(Code that draws figures)
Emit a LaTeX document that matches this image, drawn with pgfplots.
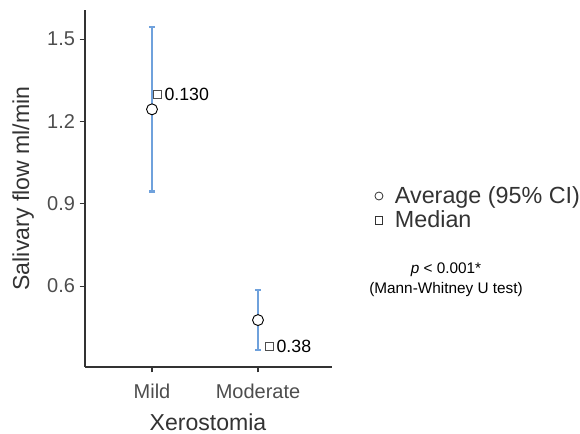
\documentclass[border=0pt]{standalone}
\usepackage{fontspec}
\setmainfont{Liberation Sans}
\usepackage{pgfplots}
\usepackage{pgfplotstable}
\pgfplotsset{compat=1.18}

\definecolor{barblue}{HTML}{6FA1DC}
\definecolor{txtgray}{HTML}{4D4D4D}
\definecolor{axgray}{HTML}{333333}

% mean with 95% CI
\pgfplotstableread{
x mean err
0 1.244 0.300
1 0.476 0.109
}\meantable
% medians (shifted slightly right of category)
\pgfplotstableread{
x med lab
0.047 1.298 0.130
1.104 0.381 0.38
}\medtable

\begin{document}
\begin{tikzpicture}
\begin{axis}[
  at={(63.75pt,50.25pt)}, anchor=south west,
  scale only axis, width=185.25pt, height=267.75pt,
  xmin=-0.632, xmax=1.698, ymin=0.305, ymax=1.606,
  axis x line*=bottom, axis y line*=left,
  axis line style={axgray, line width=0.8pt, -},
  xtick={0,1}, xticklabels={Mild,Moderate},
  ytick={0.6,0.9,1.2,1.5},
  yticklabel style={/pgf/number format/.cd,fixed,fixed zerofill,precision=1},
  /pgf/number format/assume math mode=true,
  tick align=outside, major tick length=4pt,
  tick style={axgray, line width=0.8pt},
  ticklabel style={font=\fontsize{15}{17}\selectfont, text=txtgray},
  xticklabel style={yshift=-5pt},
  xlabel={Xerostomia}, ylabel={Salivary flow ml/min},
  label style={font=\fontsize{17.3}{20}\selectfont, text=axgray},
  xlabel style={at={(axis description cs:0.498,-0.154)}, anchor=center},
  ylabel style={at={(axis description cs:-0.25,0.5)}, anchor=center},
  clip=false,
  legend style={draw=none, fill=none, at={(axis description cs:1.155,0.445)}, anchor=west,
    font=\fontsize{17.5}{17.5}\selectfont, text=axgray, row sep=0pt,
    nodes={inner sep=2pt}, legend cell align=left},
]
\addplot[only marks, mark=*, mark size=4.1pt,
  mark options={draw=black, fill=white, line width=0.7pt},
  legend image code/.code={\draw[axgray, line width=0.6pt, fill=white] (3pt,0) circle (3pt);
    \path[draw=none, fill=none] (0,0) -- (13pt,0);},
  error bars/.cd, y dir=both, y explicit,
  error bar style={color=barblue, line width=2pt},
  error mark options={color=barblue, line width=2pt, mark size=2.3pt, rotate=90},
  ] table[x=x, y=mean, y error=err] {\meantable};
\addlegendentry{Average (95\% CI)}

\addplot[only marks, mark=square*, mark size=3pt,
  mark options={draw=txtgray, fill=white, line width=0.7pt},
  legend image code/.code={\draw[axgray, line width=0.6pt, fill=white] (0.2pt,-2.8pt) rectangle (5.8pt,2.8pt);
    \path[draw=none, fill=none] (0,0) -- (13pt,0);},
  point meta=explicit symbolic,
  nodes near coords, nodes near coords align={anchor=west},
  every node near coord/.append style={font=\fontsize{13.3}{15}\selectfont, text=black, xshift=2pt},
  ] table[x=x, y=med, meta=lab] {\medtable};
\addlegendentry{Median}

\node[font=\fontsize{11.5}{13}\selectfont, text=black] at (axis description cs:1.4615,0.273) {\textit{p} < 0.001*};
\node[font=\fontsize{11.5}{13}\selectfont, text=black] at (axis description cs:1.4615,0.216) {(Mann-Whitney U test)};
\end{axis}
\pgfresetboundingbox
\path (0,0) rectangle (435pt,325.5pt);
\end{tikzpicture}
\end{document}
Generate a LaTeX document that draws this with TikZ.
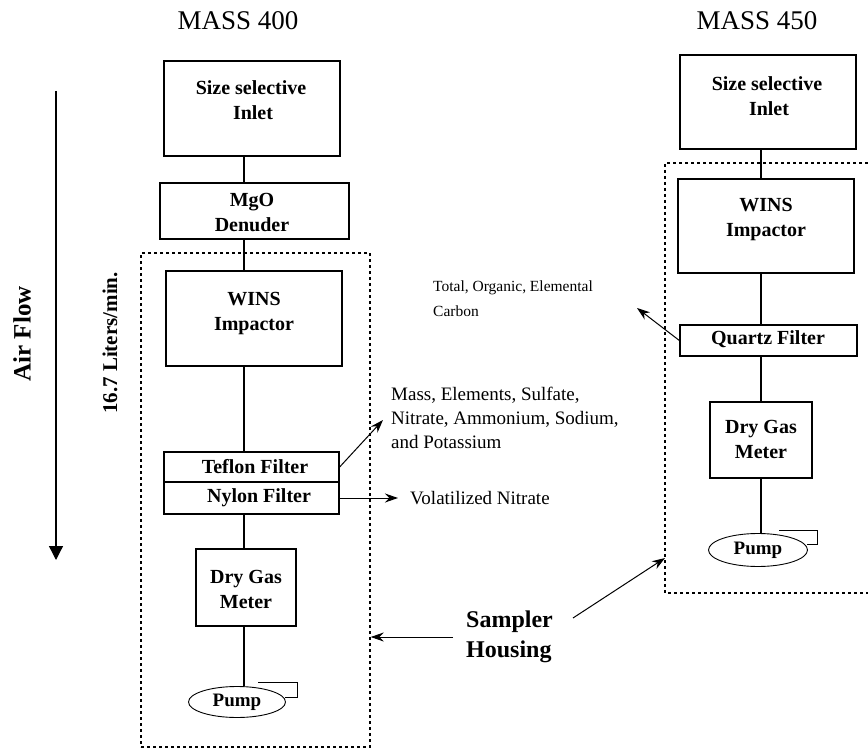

- [Task] Go through the data above and transcribe it in full, omitting any image.

- [Task response]
Emit a LaTeX document that matches this image, drawn with pgfplots.
\documentclass[border=0pt]{standalone}
\usepackage{fontspec}
\setmainfont{Liberation Sans}
\usepackage{pgfplots}
\usepackage{pgfplotstable}
\pgfplotsset{compat=1.18}

\definecolor{barblue}{HTML}{6FA1DC}
\definecolor{txtgray}{HTML}{4D4D4D}
\definecolor{axgray}{HTML}{333333}

% mean with 95% CI
\pgfplotstableread{
x mean err
0 1.244 0.300
1 0.476 0.109
}\meantable
% medians (shifted slightly right of category)
\pgfplotstableread{
x med lab
0.047 1.298 0.130
1.104 0.381 0.38
}\medtable

\begin{document}
\begin{tikzpicture}
\begin{axis}[
  at={(63.75pt,50.25pt)}, anchor=south west,
  scale only axis, width=185.25pt, height=267.75pt,
  xmin=-0.632, xmax=1.698, ymin=0.305, ymax=1.606,
  axis x line*=bottom, axis y line*=left,
  axis line style={axgray, line width=0.8pt, -},
  xtick={0,1}, xticklabels={Mild,Moderate},
  ytick={0.6,0.9,1.2,1.5},
  yticklabel style={/pgf/number format/.cd,fixed,fixed zerofill,precision=1},
  /pgf/number format/assume math mode=true,
  tick align=outside, major tick length=4pt,
  tick style={axgray, line width=0.8pt},
  ticklabel style={font=\fontsize{15}{17}\selectfont, text=txtgray},
  xticklabel style={yshift=-5pt},
  xlabel={Xerostomia}, ylabel={Salivary flow ml/min},
  label style={font=\fontsize{17.3}{20}\selectfont, text=axgray},
  xlabel style={at={(axis description cs:0.498,-0.154)}, anchor=center},
  ylabel style={at={(axis description cs:-0.25,0.5)}, anchor=center},
  clip=false,
  legend style={draw=none, fill=none, at={(axis description cs:1.155,0.445)}, anchor=west,
    font=\fontsize{17.5}{17.5}\selectfont, text=axgray, row sep=0pt,
    nodes={inner sep=2pt}, legend cell align=left},
]
\addplot[only marks, mark=*, mark size=4.1pt,
  mark options={draw=black, fill=white, line width=0.7pt},
  legend image code/.code={\draw[axgray, line width=0.6pt, fill=white] (3pt,0) circle (3pt);
    \path[draw=none, fill=none] (0,0) -- (13pt,0);},
  error bars/.cd, y dir=both, y explicit,
  error bar style={color=barblue, line width=2pt},
  error mark options={color=barblue, line width=2pt, mark size=2.3pt, rotate=90},
  ] table[x=x, y=mean, y error=err] {\meantable};
\addlegendentry{Average (95\% CI)}

\addplot[only marks, mark=square*, mark size=3pt,
  mark options={draw=txtgray, fill=white, line width=0.7pt},
  legend image code/.code={\draw[axgray, line width=0.6pt, fill=white] (0.2pt,-2.8pt) rectangle (5.8pt,2.8pt);
    \path[draw=none, fill=none] (0,0) -- (13pt,0);},
  point meta=explicit symbolic,
  nodes near coords, nodes near coords align={anchor=west},
  every node near coord/.append style={font=\fontsize{13.3}{15}\selectfont, text=black, xshift=2pt},
  ] table[x=x, y=med, meta=lab] {\medtable};
\addlegendentry{Median}

\node[font=\fontsize{11.5}{13}\selectfont, text=black] at (axis description cs:1.4615,0.273) {\textit{p} < 0.001*};
\node[font=\fontsize{11.5}{13}\selectfont, text=black] at (axis description cs:1.4615,0.216) {(Mann-Whitney U test)};
\end{axis}
\pgfresetboundingbox
\path (0,0) rectangle (435pt,325.5pt);
\end{tikzpicture}
\end{document}
Generate a LaTeX document that draws this with TikZ.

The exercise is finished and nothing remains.